Thursday, March 1, 2007

Adobe Photoshop goes SaaS

The news that Adobe is offering its flagship product Photoshop (or should we call Flash its flagship product after the acquisition of Macromedia?) as an online service has caused quite some speculation on the acceleration of SaaS (Software as a Service).
I find this news interesting for 2 reasons: what is Adobe's product strategy and plan with this move, and what are the consequences of a move to a true SaaS model?

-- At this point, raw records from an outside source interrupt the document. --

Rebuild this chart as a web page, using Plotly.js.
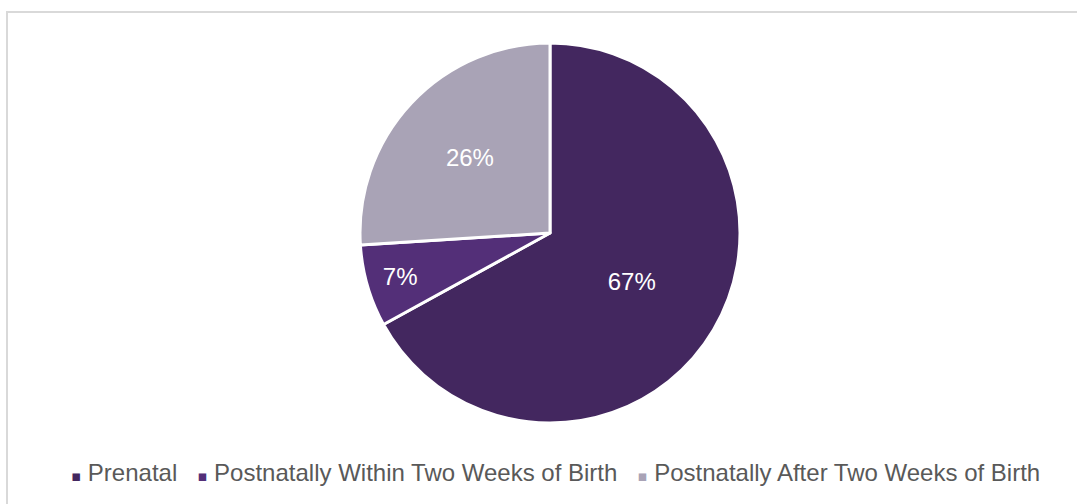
<!DOCTYPE html>
<html>
<head>
<meta charset="utf-8">
<script src="https://cdn.plot.ly/plotly-3.0.1.min.js"></script>
<style>html,body{margin:0;padding:0;background:#fff;}#chart{width:1077px;height:504px;}</style>
</head>
<body>
<div id="chart"></div>
<script>
const labels = ["Prenatal", "Postnatally Within Two Weeks of Birth", "Postnatally After Two Weeks of Birth"];
const values = [67, 7, 26];
const colors = ["#43275F", "#532F78", "#A9A3B6"];

const data = [{
  type: "pie",
  labels: labels,
  values: values,
  sort: false,
  direction: "clockwise",
  rotation: 0,
  textinfo: "percent",
  texttemplate: "%{percent:.0%}",
  textposition: "inside",
  insidetextorientation: "horizontal",
  textfont: {family: "Liberation Sans, Arial, sans-serif", size: 24, color: "#ffffff"},
  marker: {colors: colors, line: {color: "#ffffff", width: 3}},
  hoverinfo: "none",
  showlegend: false
}];

// Legend built from the same labels/colors arrays (compact spacing like the original)
const legendText = labels.map((lab, i) =>
  '<span style="color:' + colors[i] + ';font-family:DejaVu Sans;font-size:15px">\u25AA</span>\u00A0' + lab
).join('\u00A0\u00A0\u00A0');

const layout = {
  width: 1077,
  height: 504,
  margin: {l: 23, r: 0, t: 43, b: 81},
  paper_bgcolor: "#ffffff",
  showlegend: false,
  annotations: [{
    xref: "paper", yref: "paper",
    x: (555 - 23) / 1054, y: -0.129,
    xanchor: "center", yanchor: "middle",
    showarrow: false,
    text: legendText,
    font: {family: "Liberation Sans, Arial, sans-serif", size: 24, color: "#595959"}
  }],
  shapes: [{
    type: "rect", xref: "paper", yref: "paper",
    x0: -16/1054, x1: 1.1, y0: -0.3, y1: (423-12)/380,
    line: {color: "#d9d9d9", width: 2}, fillcolor: "rgba(0,0,0,0)", layer: "below"
  }]
};

Plotly.newPlot("chart", data, layout, {staticPlot: true, displayModeBar: false});
</script>
</body>
</html>
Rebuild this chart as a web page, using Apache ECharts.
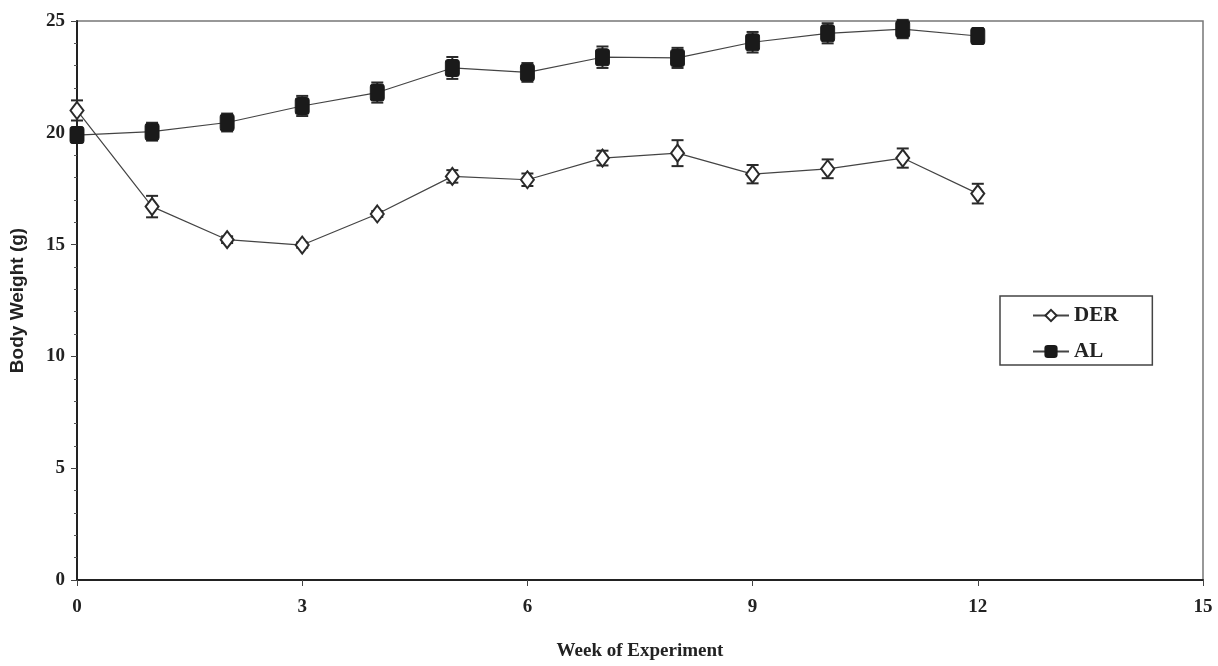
<!DOCTYPE html>
<html>
<head>
<meta charset="utf-8">
<script src="https://cdn.jsdelivr.net/npm/echarts@6/dist/echarts.min.js"></script>
<style>html,body{margin:0;padding:0;background:#fff;}#c{width:1218px;height:666px;}</style>
</head>
<body>
<div id="c"></div>
<script>
var weeks = [0,1,2,3,4,5,6,7,8,9,10,11,12];
var derMean = [21.0,16.7,15.22,14.98,16.37,18.05,17.9,18.87,19.09,18.15,18.39,18.87,17.28];
var derErr  = [0.45,0.48,0.15,0.12,0.13,0.28,0.28,0.33,0.58,0.41,0.42,0.43,0.44];
var alMean  = [19.9,20.05,20.46,21.2,21.8,22.9,22.7,23.38,23.35,24.05,24.45,24.64,24.33];
var alErr   = [0.33,0.40,0.40,0.45,0.45,0.49,0.42,0.48,0.45,0.46,0.45,0.41,0.35];
var xTicks = [0,3,6,9,12,15];
var yTicks = [0,5,10,15,20,25];

function pairs(m){ return weeks.map(function(w,i){ return [w, m[i]]; }); }
function errData(m,e){ return weeks.map(function(w,i){ return [w, m[i]-e[i], m[i]+e[i]]; }); }

function renderErr(params, api){
  var x = api.value(0), lo = api.value(1), hi = api.value(2);
  var p1 = api.coord([x, hi]), p2 = api.coord([x, lo]);
  var w = 6;
  var st = {stroke:'#2a2a2a', lineWidth:2};
  return {type:'group', children:[
    {type:'line', shape:{x1:p1[0],y1:p1[1],x2:p2[0],y2:p2[1]}, style:st},
    {type:'line', shape:{x1:p1[0]-w,y1:p1[1],x2:p1[0]+w,y2:p1[1]}, style:st},
    {type:'line', shape:{x1:p2[0]-w,y1:p2[1],x2:p2[0]+w,y2:p2[1]}, style:st}
  ]};
}

var serif = '"Liberation Serif","Times New Roman",serif';
var squareSym = 'path://M3,0 H11 Q14,0 14,3 V14 Q14,17 11,17 H3 Q0,17 0,14 V3 Q0,0 3,0 Z';
var chart = echarts.init(document.getElementById('c'));
chart.setOption({
  backgroundColor:'#fff',
  animation:false,
  grid:{left:77, top:21, right:15, bottom:85, show:true, borderColor:'#777', borderWidth:1.5, backgroundColor:'transparent'},
  xAxis:{
    type:'value', min:0, max:15, interval:3,
    name:'Week of Experiment', nameLocation:'middle', nameGap:62,
    nameTextStyle:{fontFamily:serif, fontWeight:'bold', fontSize:19, color:'#222'},
    axisLine:{show:true, lineStyle:{color:'#222', width:2}},
    axisTick:{show:true, length:6, lineStyle:{color:'#444', width:1}},
    axisLabel:{fontFamily:serif, fontWeight:'bold', fontSize:19, color:'#222', margin:18,
      formatter:function(v){ return xTicks.indexOf(v)>=0 ? String(v) : ''; }},
    splitLine:{show:false}
  },
  yAxis:{
    type:'value', min:0, max:25, interval:5,
    name:'Body Weight (g)', nameLocation:'middle', nameGap:50,
    nameTextStyle:{fontFamily:'"Liberation Sans",Arial,sans-serif', fontWeight:'bold', fontSize:19, color:'#222'},
    axisLine:{show:true, lineStyle:{color:'#222', width:2}},
    axisTick:{show:true, length:6, lineStyle:{color:'#444', width:1}},
    minorTick:{show:true, splitNumber:5, length:3, lineStyle:{color:'#555', width:1}},
    axisLabel:{fontFamily:serif, fontWeight:'bold', fontSize:19, color:'#222', margin:12,
      formatter:function(v){ return yTicks.indexOf(v)>=0 ? String(v) : ''; }},
    splitLine:{show:false}
  },
  legend:{
    orient:'vertical', left:1000, top:296,
    data:['DER','AL'],
    backgroundColor:'#fff',
    borderColor:'#444', borderWidth:1.5, padding:[9,34,3,32], itemGap:15,
    itemWidth:36, itemHeight:14,
    textStyle:{fontFamily:serif, fontWeight:'bold', fontSize:21, color:'#222'}
  },
  series:[
    {type:'custom', name:'DER err', renderItem:renderErr, data:errData(derMean,derErr), z:2, encode:{x:0,y:[1,2]}, silent:true},
    {type:'custom', name:'AL err', renderItem:renderErr, data:errData(alMean,alErr), z:2, encode:{x:0,y:[1,2]}, silent:true},
    {type:'line', name:'DER', data:pairs(derMean), symbol:'diamond', symbolSize:[13,17], showAllSymbol:true,
      lineStyle:{color:'#444', width:1.2}, itemStyle:{color:'#fff', borderColor:'#2a2a2a', borderWidth:2}, z:3},
    {type:'line', name:'AL', data:pairs(alMean), symbol:squareSym, symbolSize:[14,17], showAllSymbol:true,
      lineStyle:{color:'#444', width:1.2}, itemStyle:{color:'#1a1a1a', borderColor:'#1a1a1a', borderWidth:1}, z:3}
  ]
});
</script>
</body>
</html>
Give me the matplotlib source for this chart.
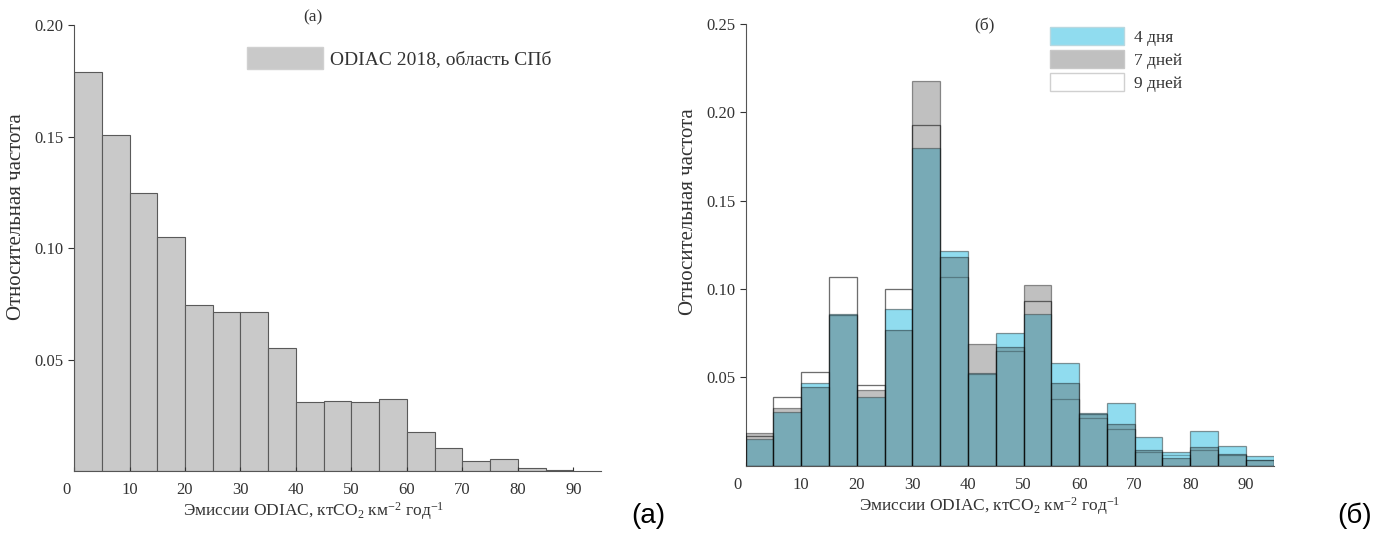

As for Adobe's strategy: I predicted earlier this year that Adobe will be acquired by Oracle. Although there are still some rumours that Oracle's first acquisition priorities are with BI vendor Business Objects, I still believe that an Adobe acquisition by Oracle is very feasible, not in the last place because Oracle might consider Adobe as the doorway to the new, emerging market of rich user interfaces and desktop computing (Acrobat, Flash, Photoshop, video editing stuff). If Adobe manages to leverage its web presence with a Photoshop SaaS offering, it will probably become an even more attractive target for Oracle. This move by Adobe has not and will not go unnoticed, and the exposure Adobe is getting for its SaaS efforts, can create the right momentum for the acquisition by Oracle.

In the second place, I find this news interesting because it is a test case to see whether the open source business model works for software as well. We should not be mistaken about the Adobe plans: it is nothing more than offering only a limited set of Photoshop capabilities on-line, it is not like all the very sophisticated functions from the desktop version are incorporated in the online version. Add that to the fact that Photoshop online is what is called an "ad-supported online service", and it becomes clear that also with Photoshop as most people know it, there is no such thing as a free lunch.
In line with the Web 2.0 business model discussed before, Adobe is giving away something expensive but considered critical, hoping to get something valuable for free that was once expensive. It could be a way of attracting customers and make them want the full, desktop version of Photoshop, or it could be a true step towards "good enough" software offered via the Internet. The question with the latter is: what's in it for Adobe? Will they charge users in the future for using the online Photoshop? Will they gain income through support and services (I wonder if this will work: I predict that online communities will emerge that provide peer-to-peer support for online Photoshop users)? Are they only doing this for brand recognition or to win sympathy?

Many people applaud the SaaS model, because they feel it is important to cut down on physical media, and replace this with online storage. However, the SaaS model requires a much higher bandwidth, and not only that: it requires a reliable connection to the software that is consumed as a service. You do not want to be in the middle of editing your pics from your latest holiday, and all of a sudden find out that your connection is slow, and the HTTP request from your browser times out. Another aspect could be the enormous media exposure that such initiatives could get: are the online services prepared for the huge peak load when influential media have a story about it and all of a sudden everyone wants to check out that cool new service.

According to Adobe's plans, Photoshop should be online in 6 months. Enough time then to think about some of the above issues, and I will follow this with great interest.